The state’s political watchdog won’t be investigating trips to Saudi Arabia by officials of the Rancho Santiago Community College District that were paid for by a Saudi company and the district’s foundation, according to an Aug. 17 letter from the agency.
The review by the Fair Political Practices Commission (FPPC) came after a controversial partnership came to light between the district’s foundation and a Saudi company to help run two technical schools in the country. Critics had slammed district leaders for doing business in a country with an abysmal human rights record.
Ryan Ahari, a former student representative on the district board of trustees, had filed a complaint with the FPPC, alleging that it was illegal for the Saudis to be paying for the trips. Faculty association President Barry Resnick first questioned the trips and whether they were properly disclosed in a Voice of OC guest editorial.

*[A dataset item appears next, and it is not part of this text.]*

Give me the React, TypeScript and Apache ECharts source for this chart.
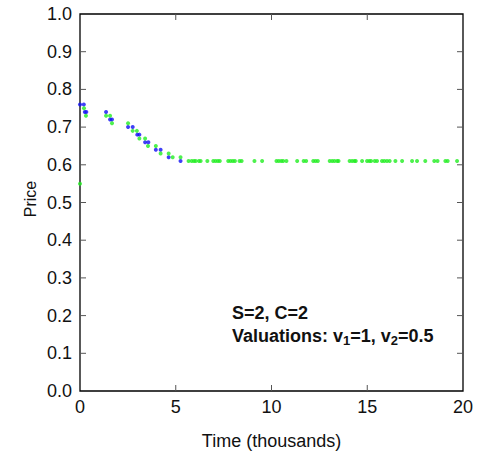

Later, a Voice of OC article quoted a good government expert saying compensation for the trips had to be disclosed on statements of economic interest under the state’s Political Reform Act.
In addition to questions over the legality and disclosure requirements for the trips, foundation leaders had failed to properly approve the deal at a public meeting as required under the Ralph M. Brown Act, California’s open meetings law for public agencies. Foundation board members later changed course and reapproved the deal at a public meeting.
District Chancellor Raul Rodriguez argued that the travel shouldn’t be considered gifts because they were working trips to conduct school site assessments. According to Rodriguez, the intent was to have the foundation in the future reimburse the Saudi company, Al Khaleej Training and Education, for the travel.
Also, district counsel Robert Feldhake had argued at a foundation board meeting that there was no requirement to disclose compensation for the trips.
In a letter to the FPPC, Feldhake said Rodriguez’s trip last year to Saudi Arabia was paid for by the foundation and therefore not reportable under the law. In another letter, Feldhake states that Vice Chancellor Enrique Perez’s trips to Saudi Arabia in April and May, which were paid for by Al Khaleej and the foundation, weren’t“gifts” because they were required working trips under the foundation’s contractual partnership with the company.
The FPPC accepted the explanations, but stated in a letter that, contrary to Feldhake’s claims, district officials are required to disclose compensation for the trips. Travel paid for by the foundation need to be reported as gifts, but might not be subject to the gift limit, according to the letter.
“Under the Act, generally any travel is presumed to confer some personal benefit on a public official,” the FPPC’s letter states. “Consequently, travel costs paid for by a third party [including the foundation], in other words, an entity or person that is not the public official’s government agency, generally are reportable gifts.”
According to the letter, compensation for trips from third parties have to be reported on a statement of economic interest, unless district leaders follow a very specific six-step process. And even then, the “government employer” still must report the payment for the trips.
George Urch, a district spokesman, said in an emailed statement that district officials plan to disclose compensation for the trips on their statements of economic interest filed to cover this calendar year.
“The Community College District is pleased with the FPPC’s finding that there was no cause for an investigation and very appreciative of their prompt and thorough response,” Urch said, adding that the district “fully intends to honor the FPPC’s guidelines for disclosure when Form 700 documents for 2015 are filed in April of next year.”